Лизина мама Люба рассказывает, что не прекращавшийся в этом доме тарарам враз стих, когда девочка сильно простудилась и никак не могла выздороветь. Когда сделали анализ крови, все стало понятно и очень страшно. После первой химии Лиза едва жива была, но последующие прошли лучше.
— Мы такие. Мы песни под капельницей распевали, волонтеры приходили и слушали, а мы их за нос щипали. Врачи узнали — убили бы нас,— улыбается Лизина мама Люба.

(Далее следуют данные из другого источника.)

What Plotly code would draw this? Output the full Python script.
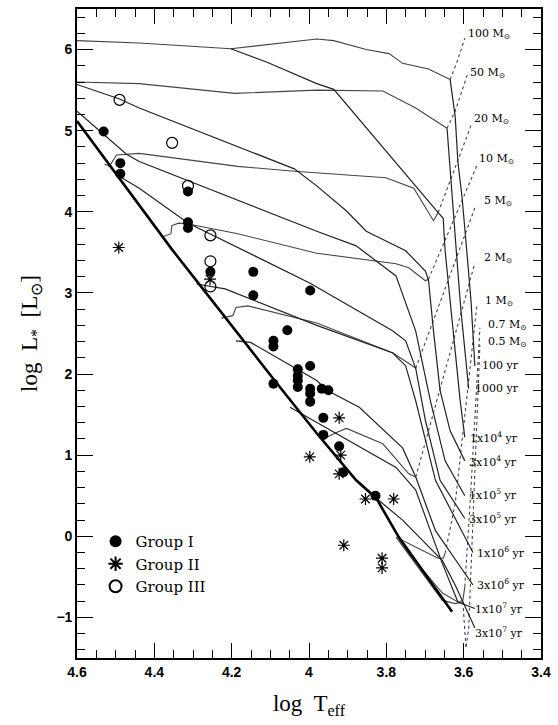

Врачи РДКБ надеялись, что донором костного мозга для Лизы станет ее брат Дима, но он не подошел. А без пересадки нельзя. Чтобы вылечить Лизу, необходим здоровый костный мозг. Через Фонд Морша, немецкий банк данных, удалось найти неродственного донора в Европе, это огромная удача. Но на активацию донора и лекарства до и после операции нужно €35 тыс.
А я смотрю на бедную, чего уж там, обстановку в квартире. Лизина мама Люба давно уже не работает, она ухаживает за дочерью, а слесаря папу сократили на родном заводе, и он теперь берется за всякую работу, какую только найдет в Калуге. Я понимаю: для этой семьи что €35 тыс., что €3 млн одинаково абстрактные суммы. Непредставимые для них суммы.
Я собираюсь уходить, мне пора обратно в Москву, в редакцию. А Лизавета все бегает вокруг и сначала стихи читает, а потом свои наряды демонстрирует. Наконец она убегает, но тут же возвращается с горстью конфет и вручает их мне.
— Спасибо, что зашли,— говорит мне Лизавета,— и приходите еще!
Лиза, я обязательно съем твои конфеты и еще угощу всех друзей — за твое здоровье.